__Do this__
Beneath this task is a listing. State how many of its lines include the string "matplotlib", giving nothing but the number.

__Provided data__
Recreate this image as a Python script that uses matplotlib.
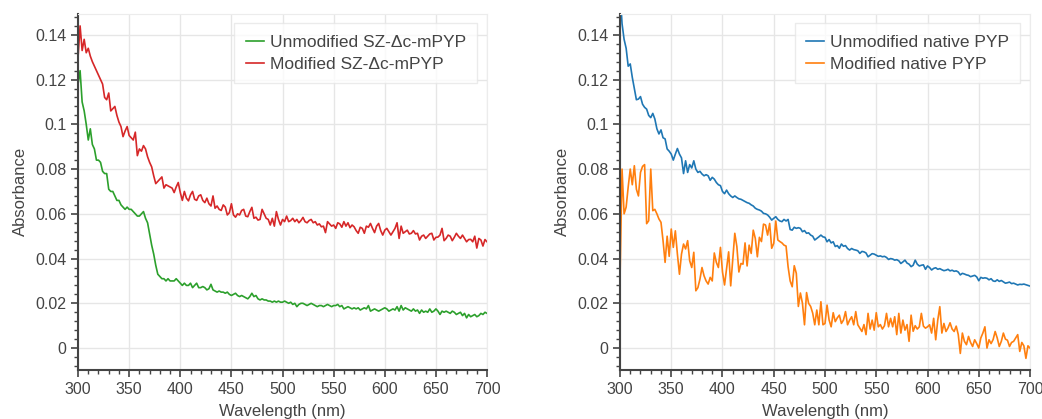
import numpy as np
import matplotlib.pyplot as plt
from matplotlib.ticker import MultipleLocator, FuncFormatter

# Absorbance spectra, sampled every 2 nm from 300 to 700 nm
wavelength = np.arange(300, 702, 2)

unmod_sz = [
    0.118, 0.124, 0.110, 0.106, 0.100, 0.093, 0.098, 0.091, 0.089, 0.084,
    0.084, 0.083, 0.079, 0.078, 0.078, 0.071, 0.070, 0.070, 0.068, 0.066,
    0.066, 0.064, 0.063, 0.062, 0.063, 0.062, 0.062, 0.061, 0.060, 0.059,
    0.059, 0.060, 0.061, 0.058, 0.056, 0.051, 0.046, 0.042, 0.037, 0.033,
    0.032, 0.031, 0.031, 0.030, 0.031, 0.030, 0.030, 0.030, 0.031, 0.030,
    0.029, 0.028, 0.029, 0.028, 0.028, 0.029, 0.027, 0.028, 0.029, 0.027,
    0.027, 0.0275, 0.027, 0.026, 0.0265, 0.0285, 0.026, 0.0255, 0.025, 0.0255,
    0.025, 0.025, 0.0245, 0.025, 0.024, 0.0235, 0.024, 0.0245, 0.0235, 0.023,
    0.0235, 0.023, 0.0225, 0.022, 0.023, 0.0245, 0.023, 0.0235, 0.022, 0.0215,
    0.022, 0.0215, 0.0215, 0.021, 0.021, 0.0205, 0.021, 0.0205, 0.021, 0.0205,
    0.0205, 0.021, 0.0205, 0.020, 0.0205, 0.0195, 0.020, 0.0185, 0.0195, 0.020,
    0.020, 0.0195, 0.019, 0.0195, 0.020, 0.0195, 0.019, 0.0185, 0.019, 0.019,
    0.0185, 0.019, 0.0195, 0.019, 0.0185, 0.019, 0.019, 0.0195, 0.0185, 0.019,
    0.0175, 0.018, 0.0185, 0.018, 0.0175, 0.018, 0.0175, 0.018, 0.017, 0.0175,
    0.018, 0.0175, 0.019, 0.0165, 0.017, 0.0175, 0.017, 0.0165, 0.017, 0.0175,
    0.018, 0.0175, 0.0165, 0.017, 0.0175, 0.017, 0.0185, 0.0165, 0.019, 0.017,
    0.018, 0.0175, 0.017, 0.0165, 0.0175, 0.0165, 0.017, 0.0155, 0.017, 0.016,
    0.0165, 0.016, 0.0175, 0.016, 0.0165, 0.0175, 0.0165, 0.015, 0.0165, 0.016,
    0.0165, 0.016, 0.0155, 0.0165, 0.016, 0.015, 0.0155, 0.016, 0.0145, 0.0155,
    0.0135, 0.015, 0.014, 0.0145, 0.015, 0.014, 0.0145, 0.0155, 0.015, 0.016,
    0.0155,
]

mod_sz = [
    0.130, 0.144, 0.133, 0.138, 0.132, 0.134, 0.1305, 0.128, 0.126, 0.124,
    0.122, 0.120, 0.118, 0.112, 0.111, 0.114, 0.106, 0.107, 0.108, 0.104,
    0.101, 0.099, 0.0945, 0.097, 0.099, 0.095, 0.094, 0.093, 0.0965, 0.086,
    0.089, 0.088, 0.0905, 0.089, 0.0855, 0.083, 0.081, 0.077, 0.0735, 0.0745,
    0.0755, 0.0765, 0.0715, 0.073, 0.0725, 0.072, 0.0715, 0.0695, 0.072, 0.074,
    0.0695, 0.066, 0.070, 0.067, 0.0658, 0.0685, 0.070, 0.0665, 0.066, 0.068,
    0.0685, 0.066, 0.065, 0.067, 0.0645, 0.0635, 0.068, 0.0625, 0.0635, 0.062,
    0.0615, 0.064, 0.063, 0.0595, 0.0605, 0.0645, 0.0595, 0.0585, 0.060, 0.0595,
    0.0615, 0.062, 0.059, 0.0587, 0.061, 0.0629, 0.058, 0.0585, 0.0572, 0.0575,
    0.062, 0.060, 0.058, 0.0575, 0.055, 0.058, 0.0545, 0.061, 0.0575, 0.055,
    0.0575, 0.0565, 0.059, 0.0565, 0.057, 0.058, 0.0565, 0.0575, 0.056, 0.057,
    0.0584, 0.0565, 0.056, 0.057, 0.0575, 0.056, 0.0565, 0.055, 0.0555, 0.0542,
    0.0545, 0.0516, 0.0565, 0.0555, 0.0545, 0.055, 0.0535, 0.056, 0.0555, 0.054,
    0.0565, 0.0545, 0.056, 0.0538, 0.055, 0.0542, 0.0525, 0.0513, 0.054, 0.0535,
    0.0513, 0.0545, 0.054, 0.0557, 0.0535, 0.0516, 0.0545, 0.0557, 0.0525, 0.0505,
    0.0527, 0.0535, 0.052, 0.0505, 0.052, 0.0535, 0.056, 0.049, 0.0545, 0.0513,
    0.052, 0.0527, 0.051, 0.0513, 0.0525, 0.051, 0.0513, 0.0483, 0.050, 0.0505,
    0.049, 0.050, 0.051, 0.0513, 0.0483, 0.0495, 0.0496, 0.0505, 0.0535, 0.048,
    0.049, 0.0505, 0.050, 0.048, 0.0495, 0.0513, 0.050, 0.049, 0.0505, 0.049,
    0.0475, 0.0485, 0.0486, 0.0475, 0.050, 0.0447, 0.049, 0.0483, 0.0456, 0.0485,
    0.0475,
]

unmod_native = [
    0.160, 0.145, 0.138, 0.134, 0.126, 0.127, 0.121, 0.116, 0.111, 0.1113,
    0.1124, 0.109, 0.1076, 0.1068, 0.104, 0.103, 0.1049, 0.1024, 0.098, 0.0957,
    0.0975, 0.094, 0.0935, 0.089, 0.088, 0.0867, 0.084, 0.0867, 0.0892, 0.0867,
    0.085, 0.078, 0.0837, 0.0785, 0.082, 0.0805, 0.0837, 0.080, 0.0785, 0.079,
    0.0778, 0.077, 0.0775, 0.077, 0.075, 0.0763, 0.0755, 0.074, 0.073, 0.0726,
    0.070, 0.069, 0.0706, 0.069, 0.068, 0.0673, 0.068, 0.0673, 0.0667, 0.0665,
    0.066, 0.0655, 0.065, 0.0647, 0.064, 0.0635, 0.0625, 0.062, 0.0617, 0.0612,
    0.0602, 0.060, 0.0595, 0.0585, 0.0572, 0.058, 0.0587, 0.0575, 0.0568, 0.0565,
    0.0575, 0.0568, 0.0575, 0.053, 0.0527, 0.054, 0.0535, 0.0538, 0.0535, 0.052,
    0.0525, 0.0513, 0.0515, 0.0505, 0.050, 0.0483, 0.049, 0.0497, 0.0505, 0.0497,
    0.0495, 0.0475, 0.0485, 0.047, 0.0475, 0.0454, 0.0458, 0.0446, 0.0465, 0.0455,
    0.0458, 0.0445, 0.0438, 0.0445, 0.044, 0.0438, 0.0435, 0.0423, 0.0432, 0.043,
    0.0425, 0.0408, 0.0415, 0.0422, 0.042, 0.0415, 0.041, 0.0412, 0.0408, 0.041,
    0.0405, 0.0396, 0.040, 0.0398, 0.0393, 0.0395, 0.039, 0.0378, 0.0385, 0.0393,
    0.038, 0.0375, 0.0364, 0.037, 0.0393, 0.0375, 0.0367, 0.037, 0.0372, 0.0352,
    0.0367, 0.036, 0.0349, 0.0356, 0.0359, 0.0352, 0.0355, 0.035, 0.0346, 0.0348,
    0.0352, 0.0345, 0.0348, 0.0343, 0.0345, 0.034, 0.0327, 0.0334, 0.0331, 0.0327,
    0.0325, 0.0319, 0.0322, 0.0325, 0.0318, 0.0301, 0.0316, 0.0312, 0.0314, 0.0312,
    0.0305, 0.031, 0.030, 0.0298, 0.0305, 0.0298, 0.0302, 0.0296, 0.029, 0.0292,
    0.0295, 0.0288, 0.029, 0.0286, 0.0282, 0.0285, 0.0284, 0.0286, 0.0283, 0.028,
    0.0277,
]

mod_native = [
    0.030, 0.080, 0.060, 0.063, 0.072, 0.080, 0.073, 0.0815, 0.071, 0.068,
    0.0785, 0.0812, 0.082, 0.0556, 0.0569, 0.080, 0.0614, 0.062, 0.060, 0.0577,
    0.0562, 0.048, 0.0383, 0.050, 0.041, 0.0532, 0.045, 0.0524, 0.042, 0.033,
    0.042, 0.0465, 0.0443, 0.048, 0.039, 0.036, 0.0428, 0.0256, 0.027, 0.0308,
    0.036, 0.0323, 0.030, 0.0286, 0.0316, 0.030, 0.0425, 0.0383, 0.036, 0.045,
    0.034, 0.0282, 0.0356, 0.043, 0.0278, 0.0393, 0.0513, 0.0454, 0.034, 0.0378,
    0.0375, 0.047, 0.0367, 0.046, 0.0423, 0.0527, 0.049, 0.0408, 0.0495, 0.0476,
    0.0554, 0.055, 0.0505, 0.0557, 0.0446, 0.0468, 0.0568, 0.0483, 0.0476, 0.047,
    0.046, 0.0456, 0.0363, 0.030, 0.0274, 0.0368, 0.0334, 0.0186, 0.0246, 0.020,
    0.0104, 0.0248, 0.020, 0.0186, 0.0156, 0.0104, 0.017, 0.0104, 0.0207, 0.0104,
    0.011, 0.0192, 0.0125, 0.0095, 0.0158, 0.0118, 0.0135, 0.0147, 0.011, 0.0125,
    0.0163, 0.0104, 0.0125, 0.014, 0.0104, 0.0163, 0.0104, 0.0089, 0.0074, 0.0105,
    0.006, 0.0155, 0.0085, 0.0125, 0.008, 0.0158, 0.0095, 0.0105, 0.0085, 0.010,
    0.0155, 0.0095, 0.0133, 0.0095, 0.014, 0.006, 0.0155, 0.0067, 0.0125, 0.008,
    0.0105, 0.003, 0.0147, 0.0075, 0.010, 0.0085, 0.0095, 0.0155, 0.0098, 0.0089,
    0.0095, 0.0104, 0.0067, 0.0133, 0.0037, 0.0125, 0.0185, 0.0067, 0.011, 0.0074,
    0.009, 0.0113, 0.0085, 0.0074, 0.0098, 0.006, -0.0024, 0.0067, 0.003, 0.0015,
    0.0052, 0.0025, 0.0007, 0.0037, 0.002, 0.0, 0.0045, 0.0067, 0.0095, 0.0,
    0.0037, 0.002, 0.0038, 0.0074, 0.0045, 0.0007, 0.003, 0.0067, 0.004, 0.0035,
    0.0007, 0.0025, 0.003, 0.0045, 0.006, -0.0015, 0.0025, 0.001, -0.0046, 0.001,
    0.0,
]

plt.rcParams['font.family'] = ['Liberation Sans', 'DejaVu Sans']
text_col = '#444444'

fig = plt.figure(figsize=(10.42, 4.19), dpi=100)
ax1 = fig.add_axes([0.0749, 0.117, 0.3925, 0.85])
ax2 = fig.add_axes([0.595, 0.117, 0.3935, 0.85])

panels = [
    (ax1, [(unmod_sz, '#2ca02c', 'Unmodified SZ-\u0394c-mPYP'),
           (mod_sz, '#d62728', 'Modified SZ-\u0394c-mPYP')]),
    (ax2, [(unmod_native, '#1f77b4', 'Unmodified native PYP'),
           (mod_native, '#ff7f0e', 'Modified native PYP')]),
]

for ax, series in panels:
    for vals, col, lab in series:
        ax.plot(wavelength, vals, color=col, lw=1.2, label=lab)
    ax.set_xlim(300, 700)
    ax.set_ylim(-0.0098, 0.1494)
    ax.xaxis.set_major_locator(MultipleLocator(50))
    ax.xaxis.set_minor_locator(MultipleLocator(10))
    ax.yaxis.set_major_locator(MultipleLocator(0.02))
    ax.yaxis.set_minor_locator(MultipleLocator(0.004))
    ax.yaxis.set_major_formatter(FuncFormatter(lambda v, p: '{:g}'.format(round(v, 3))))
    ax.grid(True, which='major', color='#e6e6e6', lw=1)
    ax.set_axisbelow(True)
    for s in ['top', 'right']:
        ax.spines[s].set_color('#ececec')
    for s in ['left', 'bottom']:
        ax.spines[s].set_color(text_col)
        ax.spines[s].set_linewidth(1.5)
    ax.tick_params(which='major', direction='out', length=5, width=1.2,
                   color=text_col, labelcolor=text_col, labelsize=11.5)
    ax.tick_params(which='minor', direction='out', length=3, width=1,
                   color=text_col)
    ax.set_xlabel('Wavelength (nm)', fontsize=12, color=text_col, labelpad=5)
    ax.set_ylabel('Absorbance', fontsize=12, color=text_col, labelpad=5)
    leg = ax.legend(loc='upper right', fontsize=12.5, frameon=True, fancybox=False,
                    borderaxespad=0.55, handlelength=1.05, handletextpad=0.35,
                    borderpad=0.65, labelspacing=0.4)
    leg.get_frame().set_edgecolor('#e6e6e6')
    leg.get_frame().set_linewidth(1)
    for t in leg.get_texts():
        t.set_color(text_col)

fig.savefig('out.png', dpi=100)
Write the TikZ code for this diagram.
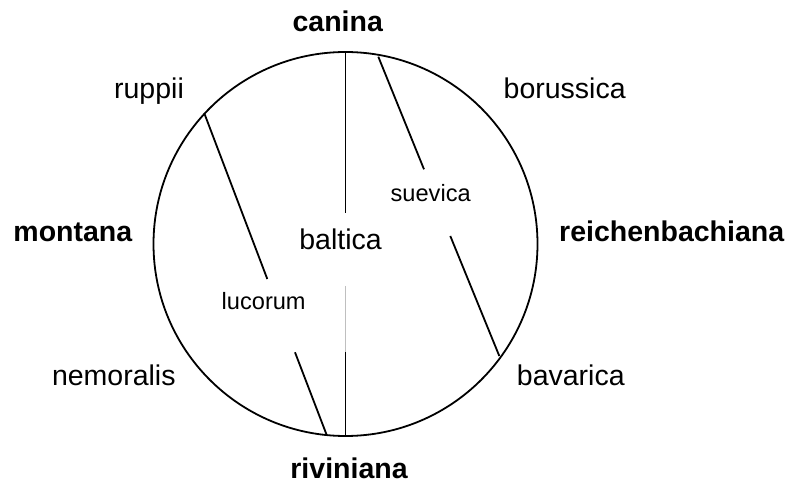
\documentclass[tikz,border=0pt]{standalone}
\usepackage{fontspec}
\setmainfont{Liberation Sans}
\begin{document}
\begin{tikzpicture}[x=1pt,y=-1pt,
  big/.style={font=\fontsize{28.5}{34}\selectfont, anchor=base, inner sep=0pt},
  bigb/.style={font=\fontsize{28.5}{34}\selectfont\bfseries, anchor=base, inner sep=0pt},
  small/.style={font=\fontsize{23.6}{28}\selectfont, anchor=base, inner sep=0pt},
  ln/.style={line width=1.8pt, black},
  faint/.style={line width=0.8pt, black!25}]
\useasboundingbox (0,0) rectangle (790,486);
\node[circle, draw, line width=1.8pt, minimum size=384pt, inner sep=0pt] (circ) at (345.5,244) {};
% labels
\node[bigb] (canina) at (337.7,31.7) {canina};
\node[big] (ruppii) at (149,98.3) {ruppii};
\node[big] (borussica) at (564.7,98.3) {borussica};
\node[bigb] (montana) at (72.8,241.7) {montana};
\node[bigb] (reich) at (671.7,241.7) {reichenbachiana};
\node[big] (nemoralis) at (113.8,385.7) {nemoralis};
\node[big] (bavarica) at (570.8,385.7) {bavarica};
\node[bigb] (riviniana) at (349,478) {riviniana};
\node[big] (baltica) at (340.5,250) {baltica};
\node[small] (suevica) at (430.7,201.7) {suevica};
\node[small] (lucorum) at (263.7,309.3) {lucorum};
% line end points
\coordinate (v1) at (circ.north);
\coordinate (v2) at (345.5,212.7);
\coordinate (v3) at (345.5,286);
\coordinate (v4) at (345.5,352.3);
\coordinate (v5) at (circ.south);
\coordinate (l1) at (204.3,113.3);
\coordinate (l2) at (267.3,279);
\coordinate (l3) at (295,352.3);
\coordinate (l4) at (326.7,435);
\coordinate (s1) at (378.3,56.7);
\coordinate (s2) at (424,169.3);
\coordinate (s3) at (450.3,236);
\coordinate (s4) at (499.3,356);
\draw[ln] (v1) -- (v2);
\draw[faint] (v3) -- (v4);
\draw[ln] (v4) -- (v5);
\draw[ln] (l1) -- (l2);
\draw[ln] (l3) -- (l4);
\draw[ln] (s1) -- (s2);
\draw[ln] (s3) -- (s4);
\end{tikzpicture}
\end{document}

__Response__
3